Like Opportunity, Spirit was recently outfitted with new software, beamed from Earth, which allows it to travel about three times farther in a day than was possible before, Wallace said. Spirit has covered more ground in April than in the rest of its mission combined.

The robot must now navigate a mix of soft sand, rock fields, depressions and craters. "The terrain here is not easy to navigate," Wallace said.

The early portions of both missions were spent exploring the landing sites. Now scientists are eager to see how the broader regions are similar or different.

Opportunity's course
Opportunity has so far driven about a half-mile (812 meters), Wallace reported Wednesday. Its longest drive — a record on Mars — was 463 feet (141 meters).
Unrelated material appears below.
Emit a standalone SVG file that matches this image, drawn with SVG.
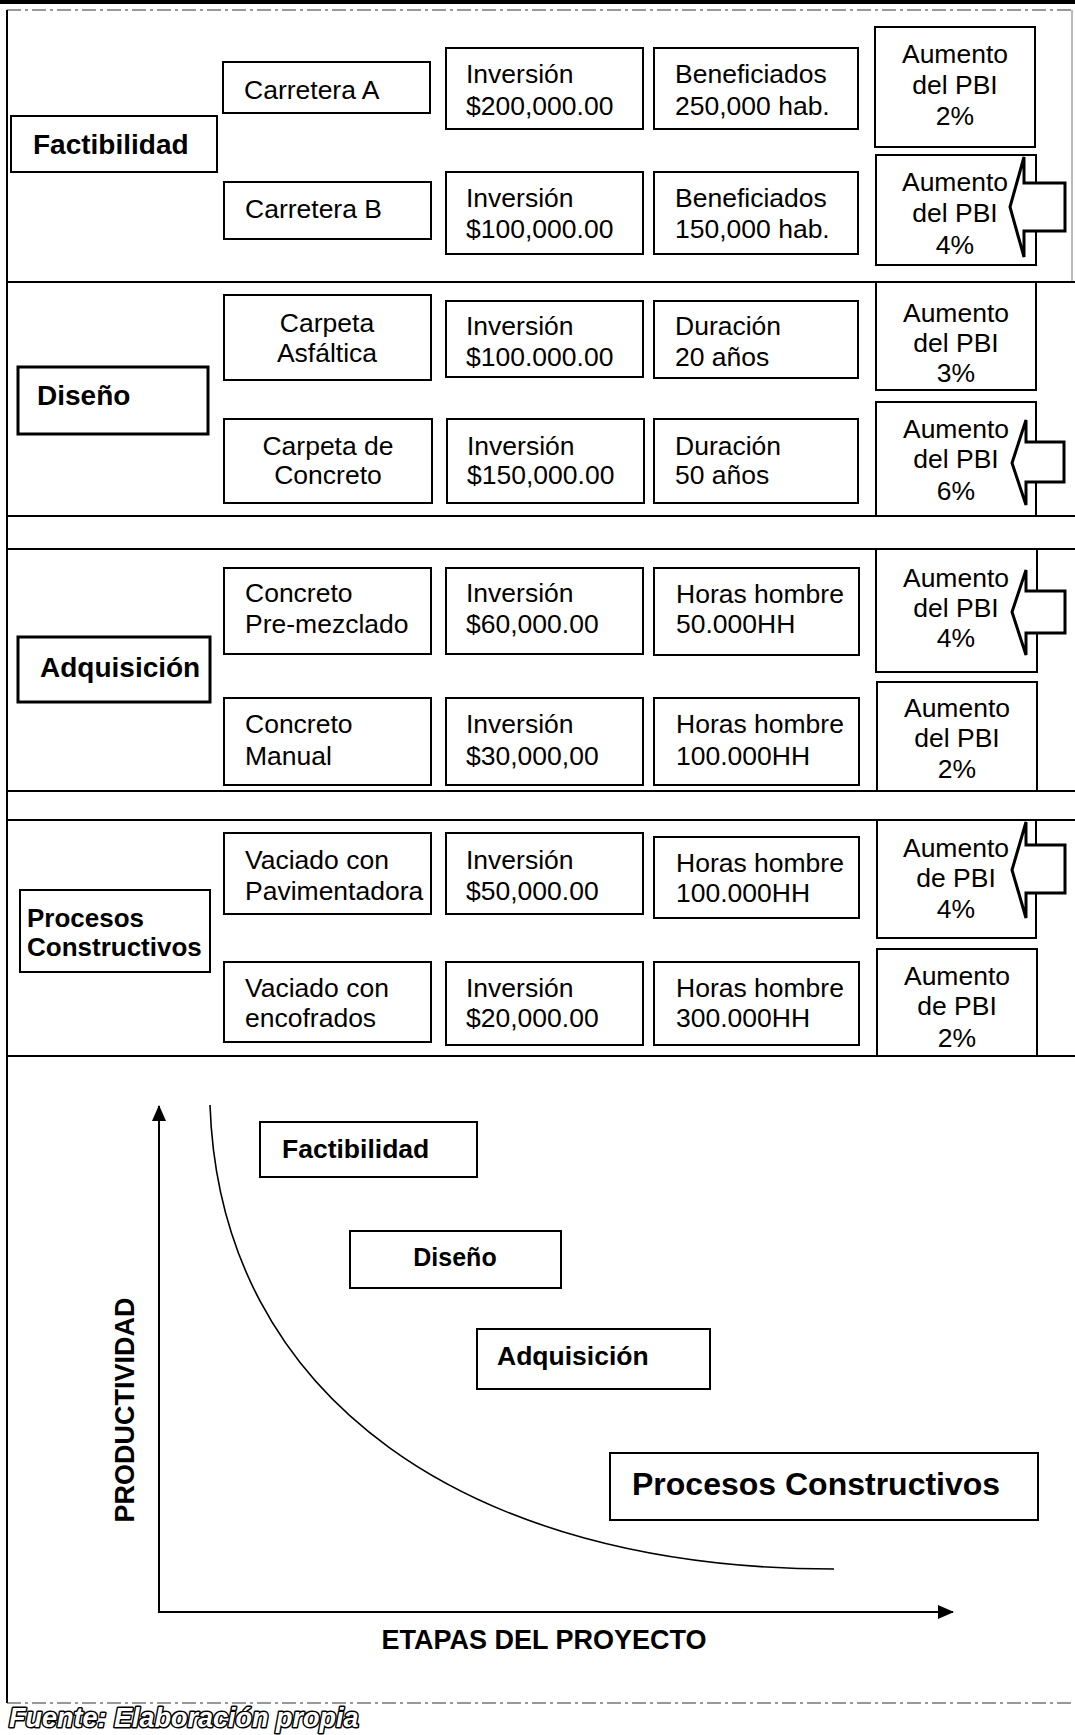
<svg xmlns="http://www.w3.org/2000/svg" width="1075" height="1735" viewBox="0 0 1075 1735">
  <style>
    .bx { fill: #fff; stroke: #000; stroke-width: 2; }
    .bxk { fill: #fff; stroke: #000; stroke-width: 3; }
    .t { font-family: "Liberation Sans", Arial, sans-serif; font-size: 26.5px; fill: #000; }
    .c { text-anchor: middle; }
    .lb { font-family: "Liberation Sans", Arial, sans-serif; font-size: 28px; font-weight: bold; fill: #000; }
    .cl { font-family: "Liberation Sans", Arial, sans-serif; font-size: 26.5px; font-weight: bold; fill: #000; }
    .ln { stroke: #000; stroke-width: 2; fill: none; }
    .dash { stroke: #333; stroke-width: 1.2; stroke-dasharray: 14 4 3 4; fill: none; }
    .arr { fill: #fff; stroke: #000; stroke-width: 3; stroke-linejoin: miter; }
  </style>
  <defs>
    <marker id="ahb" viewBox="0 0 16 16" refX="15" refY="8" markerWidth="16" markerHeight="16" orient="auto" markerUnits="userSpaceOnUse">
      <path d="M0,1 L16,8 L0,15 Z" fill="#000"/>
    </marker>
  </defs>
  <rect width="1075" height="1735" fill="#fff"/>

  <!-- frame and section rules -->
  <g id="frame">
    <rect x="0" y="0" width="1075" height="4" fill="#000"/>
    <line class="dash" x1="7" y1="10" x2="1075" y2="10"/>
    <line class="ln" x1="7" y1="10" x2="7" y2="1703"/>
    <line x1="1072" y1="10" x2="1072" y2="282" stroke="#777" stroke-width="1"/>
    <line class="ln" x1="7" y1="282" x2="1075" y2="282"/>
    <line class="ln" x1="7" y1="516" x2="1075" y2="516"/>
    <line class="ln" x1="7" y1="549" x2="1075" y2="549"/>
    <line class="ln" x1="7" y1="791" x2="1075" y2="791"/>
    <line class="ln" x1="7" y1="820" x2="1075" y2="820"/>
    <line class="ln" x1="7" y1="1056" x2="1075" y2="1056"/>
    <line class="dash" x1="7" y1="1703" x2="1075" y2="1703"/>
  </g>

  <!-- Section 1: Factibilidad -->
  <g id="factibilidad">
    <rect class="bx" x="11" y="116" width="206" height="56"/>
    <text class="lb" x="33" y="154">Factibilidad</text>
  </g>
  <g id="carretera-a">
    <rect class="bx" x="223" y="62" width="207" height="51"/>
    <text class="t" x="244" y="99">Carretera A</text>
  </g>
  <g id="inversion-a">
    <rect class="bx" x="446" y="48" width="197" height="81"/>
    <text class="t" x="466" y="83">Inversión</text>
    <text class="t" x="466" y="115">$200,000.00</text>
  </g>
  <g id="beneficiados-a">
    <rect class="bx" x="654" y="48" width="204" height="81"/>
    <text class="t" x="675" y="83">Beneficiados</text>
    <text class="t" x="675" y="115">250,000 hab.</text>
  </g>
  <g id="pbi-a">
    <rect class="bx" x="875" y="27" width="160" height="120"/>
    <text class="t c" x="955" y="63">Aumento</text>
    <text class="t c" x="955" y="94">del PBI</text>
    <text class="t c" x="955" y="125">2%</text>
  </g>
  <g id="carretera-b">
    <rect class="bx" x="224" y="182" width="207" height="57"/>
    <text class="t" x="245" y="218">Carretera B</text>
  </g>
  <g id="inversion-b">
    <rect class="bx" x="446" y="172" width="197" height="82"/>
    <text class="t" x="466" y="207">Inversión</text>
    <text class="t" x="466" y="238">$100,000.00</text>
  </g>
  <g id="beneficiados-b">
    <rect class="bx" x="654" y="172" width="204" height="82"/>
    <text class="t" x="675" y="207">Beneficiados</text>
    <text class="t" x="675" y="238">150,000 hab.</text>
  </g>
  <g id="pbi-b">
    <rect class="bx" x="876" y="155" width="160" height="110"/>
    <text class="t c" x="955" y="191">Aumento</text>
    <text class="t c" x="955" y="222">del PBI</text>
    <text class="t c" x="955" y="254">4%</text>
  </g>

  <!-- Section 2: Diseño -->
  <g id="diseno">
    <rect class="bxk" x="18" y="367" width="190" height="67"/>
    <text class="lb" x="37" y="405">Diseño</text>
  </g>
  <g id="carpeta-asfaltica">
    <rect class="bx" x="224" y="295" width="207" height="85"/>
    <text class="t c" x="327" y="332">Carpeta</text>
    <text class="t c" x="327" y="362">Asfáltica</text>
  </g>
  <g id="inversion-c">
    <rect class="bx" x="446" y="301" width="197" height="76"/>
    <text class="t" x="466" y="335">Inversión</text>
    <text class="t" x="466" y="366">$100.000.00</text>
  </g>
  <g id="duracion-c">
    <rect class="bx" x="654" y="301" width="204" height="77"/>
    <text class="t" x="675" y="335">Duración</text>
    <text class="t" x="675" y="366">20 años</text>
  </g>
  <g id="pbi-c">
    <rect class="bx" x="876" y="282" width="160" height="108"/>
    <text class="t c" x="956" y="322">Aumento</text>
    <text class="t c" x="956" y="352">del PBI</text>
    <text class="t c" x="956" y="382">3%</text>
  </g>
  <g id="carpeta-concreto">
    <rect class="bx" x="224" y="419" width="208" height="84"/>
    <text class="t c" x="328" y="455">Carpeta de</text>
    <text class="t c" x="328" y="484">Concreto</text>
  </g>
  <g id="inversion-d">
    <rect class="bx" x="447" y="419" width="197" height="84"/>
    <text class="t" x="467" y="455">Inversión</text>
    <text class="t" x="467" y="484">$150,000.00</text>
  </g>
  <g id="duracion-d">
    <rect class="bx" x="654" y="419" width="204" height="84"/>
    <text class="t" x="675" y="455">Duración</text>
    <text class="t" x="675" y="484">50 años</text>
  </g>
  <g id="pbi-d">
    <rect class="bx" x="876" y="402" width="160" height="114"/>
    <text class="t c" x="956" y="438">Aumento</text>
    <text class="t c" x="956" y="468">del PBI</text>
    <text class="t c" x="956" y="500">6%</text>
  </g>

  <!-- Section 3: Adquisición -->
  <g id="adquisicion">
    <rect class="bxk" x="18" y="637" width="192" height="65"/>
    <text class="lb" x="40" y="677">Adquisición</text>
  </g>
  <g id="concreto-premezclado">
    <rect class="bx" x="224" y="568" width="207" height="86"/>
    <text class="t" x="245" y="602">Concreto</text>
    <text class="t" x="245" y="633">Pre-mezclado</text>
  </g>
  <g id="inversion-e">
    <rect class="bx" x="446" y="568" width="197" height="86"/>
    <text class="t" x="466" y="602">Inversión</text>
    <text class="t" x="466" y="633">$60,000.00</text>
  </g>
  <g id="horas-e">
    <rect class="bx" x="654" y="568" width="205" height="87"/>
    <text class="t" x="676" y="603">Horas hombre</text>
    <text class="t" x="676" y="633">50.000HH</text>
  </g>
  <g id="pbi-e">
    <rect class="bx" x="876" y="549" width="161" height="123"/>
    <text class="t c" x="956" y="587">Aumento</text>
    <text class="t c" x="956" y="617">del PBI</text>
    <text class="t c" x="956" y="647">4%</text>
  </g>
  <g id="concreto-manual">
    <rect class="bx" x="224" y="698" width="207" height="87"/>
    <text class="t" x="245" y="733">Concreto</text>
    <text class="t" x="245" y="765">Manual</text>
  </g>
  <g id="inversion-f">
    <rect class="bx" x="446" y="698" width="197" height="87"/>
    <text class="t" x="466" y="733">Inversión</text>
    <text class="t" x="466" y="765">$30,000,00</text>
  </g>
  <g id="horas-f">
    <rect class="bx" x="654" y="698" width="205" height="87"/>
    <text class="t" x="676" y="733">Horas hombre</text>
    <text class="t" x="676" y="765">100.000HH</text>
  </g>
  <g id="pbi-f">
    <rect class="bx" x="877" y="682" width="160" height="109"/>
    <text class="t c" x="957" y="717">Aumento</text>
    <text class="t c" x="957" y="747">del PBI</text>
    <text class="t c" x="957" y="778">2%</text>
  </g>

  <!-- Section 4: Procesos Constructivos -->
  <g id="procesos">
    <rect class="bx" x="20" y="890" width="190" height="82"/>
    <text class="lb" x="27" y="927" style="font-size:26px">Procesos</text>
    <text class="lb" x="27" y="956" style="font-size:26px">Constructivos</text>
  </g>
  <g id="vaciado-pavimentadora">
    <rect class="bx" x="224" y="833" width="207" height="81"/>
    <text class="t" x="245" y="869">Vaciado con</text>
    <text class="t" x="245" y="900">Pavimentadora</text>
  </g>
  <g id="inversion-g">
    <rect class="bx" x="446" y="833" width="197" height="81"/>
    <text class="t" x="466" y="869">Inversión</text>
    <text class="t" x="466" y="900">$50,000.00</text>
  </g>
  <g id="horas-g">
    <rect class="bx" x="654" y="837" width="205" height="81"/>
    <text class="t" x="676" y="872">Horas hombre</text>
    <text class="t" x="676" y="902">100.000HH</text>
  </g>
  <g id="pbi-g">
    <rect class="bx" x="877" y="820" width="159" height="118"/>
    <text class="t c" x="956" y="857">Aumento</text>
    <text class="t c" x="956" y="887">de PBI</text>
    <text class="t c" x="956" y="918">4%</text>
  </g>
  <g id="vaciado-encofrados">
    <rect class="bx" x="224" y="962" width="207" height="80"/>
    <text class="t" x="245" y="997">Vaciado con</text>
    <text class="t" x="245" y="1027">encofrados</text>
  </g>
  <g id="inversion-h">
    <rect class="bx" x="446" y="962" width="197" height="83"/>
    <text class="t" x="466" y="997">Inversión</text>
    <text class="t" x="466" y="1027">$20,000.00</text>
  </g>
  <g id="horas-h">
    <rect class="bx" x="654" y="962" width="205" height="83"/>
    <text class="t" x="676" y="997">Horas hombre</text>
    <text class="t" x="676" y="1027">300.000HH</text>
  </g>
  <g id="pbi-h">
    <rect class="bx" x="877" y="949" width="160" height="107"/>
    <text class="t c" x="957" y="985">Aumento</text>
    <text class="t c" x="957" y="1015">de PBI</text>
    <text class="t c" x="957" y="1047">2%</text>
  </g>

  <!-- block arrows marking the chosen option of each stage, plus chart axes and curve -->
  <g id="connectors">
    <polygon class="arr" points="1010,207 1024,157 1024,183 1065,183 1065,231 1024,231 1024,257"/>
    <polygon class="arr" points="1012,463 1026,420 1026,442 1064,442 1064,482 1026,482 1026,505"/>
    <polygon class="arr" points="1012,612 1026,570 1026,591 1065,591 1065,633 1026,633 1026,655"/>
    <polygon class="arr" points="1012,870 1026,822 1026,845 1065,845 1065,893 1026,893 1026,918"/>

    <line x1="159" y1="1612" x2="159" y2="1106" stroke="#000" stroke-width="2" marker-end="url(#ahb)"/>
    <line x1="158" y1="1612" x2="953" y2="1612" stroke="#000" stroke-width="2" marker-end="url(#ahb)"/>
    <path d="M210,1105 C220,1400 470,1569 834,1569" fill="none" stroke="#000" stroke-width="1.6"/>
  </g>

  <!-- chart labels -->
  <g id="chart-factibilidad">
    <rect class="bx" x="260" y="1122" width="217" height="55"/>
    <text class="cl" x="282" y="1158">Factibilidad</text>
  </g>
  <g id="chart-diseno">
    <rect class="bx" x="350" y="1231" width="211" height="57"/>
    <text class="cl c" x="455" y="1266" style="font-size:25px">Diseño</text>
  </g>
  <g id="chart-adquisicion">
    <rect class="bx" x="477" y="1329" width="233" height="60"/>
    <text class="cl" x="497" y="1365">Adquisición</text>
  </g>
  <g id="chart-procesos">
    <rect class="bx" x="610" y="1453" width="428" height="67"/>
    <text class="cl" x="632" y="1495" style="font-size:32px">Procesos Constructivos</text>
  </g>
  <text class="cl" transform="translate(134,1410) rotate(-90)" text-anchor="middle" style="font-size:27px">PRODUCTIVIDAD</text>
  <text class="cl c" x="544" y="1649" style="font-size:27px">ETAPAS DEL PROYECTO</text>

  <text x="9" y="1727" font-family="'Liberation Sans', Arial, sans-serif" font-size="27" font-weight="bold" font-style="italic" fill="#fff" stroke="#000" stroke-width="3" paint-order="stroke" stroke-linejoin="round">Fuente: Elaboración propia</text>
</svg>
Video: One-minute mission on Mars Mission planners have attempted to trace the geology of Meridiani Planum as Opportunity has raced toward Endurance crater. At a large trough called Anatolia, the rover found rock outcrops similar to those at its Eagle Crater landing site, which revealed an ancient lake or sea.

At another crater called Fram, a similar outcrop was studied in cursory fashion. Despite some rock features that appeared "tantalizingly different" compared to Eagle Crater, Fram did not seem to offer enough promise to command a lengthy investigation, said Scott McLennan, a science team member from the State University of New York at Stony Brook. Depending on how the rest of the mission goes, scientists might decide to return to Fram.

Pictures from Opportunity have revealed the far rim of its next stop, the Endurance Crater. Scientists and engineers will soon see the inside and begin discussions over the safety and scientific value of possibly driving down into the crater. Taller outcropping there may hold a much longer historical record of water in the region, scientists say.